Output the lines that follow exactly as they are.

* begin Collected data *

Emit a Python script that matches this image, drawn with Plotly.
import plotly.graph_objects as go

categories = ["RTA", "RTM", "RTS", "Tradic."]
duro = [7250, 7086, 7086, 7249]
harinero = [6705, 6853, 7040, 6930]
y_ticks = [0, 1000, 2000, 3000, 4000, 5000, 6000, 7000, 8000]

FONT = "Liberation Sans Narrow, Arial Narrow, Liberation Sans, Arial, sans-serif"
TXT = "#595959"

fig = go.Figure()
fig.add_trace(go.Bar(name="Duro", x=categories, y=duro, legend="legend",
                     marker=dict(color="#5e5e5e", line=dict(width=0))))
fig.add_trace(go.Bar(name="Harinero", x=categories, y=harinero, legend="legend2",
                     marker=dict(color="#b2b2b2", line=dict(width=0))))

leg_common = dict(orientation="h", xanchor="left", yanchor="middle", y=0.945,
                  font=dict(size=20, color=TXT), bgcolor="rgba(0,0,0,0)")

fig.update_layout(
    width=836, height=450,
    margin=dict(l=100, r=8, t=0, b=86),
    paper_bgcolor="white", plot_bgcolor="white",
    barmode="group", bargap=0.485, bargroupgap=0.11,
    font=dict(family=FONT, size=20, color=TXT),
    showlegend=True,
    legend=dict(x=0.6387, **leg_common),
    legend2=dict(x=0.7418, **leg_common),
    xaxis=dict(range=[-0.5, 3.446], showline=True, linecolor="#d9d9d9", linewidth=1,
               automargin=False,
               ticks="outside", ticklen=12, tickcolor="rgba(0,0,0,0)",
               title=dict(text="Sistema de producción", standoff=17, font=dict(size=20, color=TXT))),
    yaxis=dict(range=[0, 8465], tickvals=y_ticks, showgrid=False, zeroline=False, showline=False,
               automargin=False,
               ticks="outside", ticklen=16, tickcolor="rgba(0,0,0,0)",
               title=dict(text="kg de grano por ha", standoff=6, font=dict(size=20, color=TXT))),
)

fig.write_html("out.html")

* end Collected data *

◆ Reply to the task
Emit a Python script that matches this image, drawn with Plotly.
import plotly.graph_objects as go

categories = ["RTA", "RTM", "RTS", "Tradic."]
duro = [7250, 7086, 7086, 7249]
harinero = [6705, 6853, 7040, 6930]
y_ticks = [0, 1000, 2000, 3000, 4000, 5000, 6000, 7000, 8000]

FONT = "Liberation Sans Narrow, Arial Narrow, Liberation Sans, Arial, sans-serif"
TXT = "#595959"

fig = go.Figure()
fig.add_trace(go.Bar(name="Duro", x=categories, y=duro, legend="legend",
                     marker=dict(color="#5e5e5e", line=dict(width=0))))
fig.add_trace(go.Bar(name="Harinero", x=categories, y=harinero, legend="legend2",
                     marker=dict(color="#b2b2b2", line=dict(width=0))))

leg_common = dict(orientation="h", xanchor="left", yanchor="middle", y=0.945,
                  font=dict(size=20, color=TXT), bgcolor="rgba(0,0,0,0)")

fig.update_layout(
    width=836, height=450,
    margin=dict(l=100, r=8, t=0, b=86),
    paper_bgcolor="white", plot_bgcolor="white",
    barmode="group", bargap=0.485, bargroupgap=0.11,
    font=dict(family=FONT, size=20, color=TXT),
    showlegend=True,
    legend=dict(x=0.6387, **leg_common),
    legend2=dict(x=0.7418, **leg_common),
    xaxis=dict(range=[-0.5, 3.446], showline=True, linecolor="#d9d9d9", linewidth=1,
               automargin=False,
               ticks="outside", ticklen=12, tickcolor="rgba(0,0,0,0)",
               title=dict(text="Sistema de producción", standoff=17, font=dict(size=20, color=TXT))),
    yaxis=dict(range=[0, 8465], tickvals=y_ticks, showgrid=False, zeroline=False, showline=False,
               automargin=False,
               ticks="outside", ticklen=16, tickcolor="rgba(0,0,0,0)",
               title=dict(text="kg de grano por ha", standoff=6, font=dict(size=20, color=TXT))),
)

fig.write_html("out.html")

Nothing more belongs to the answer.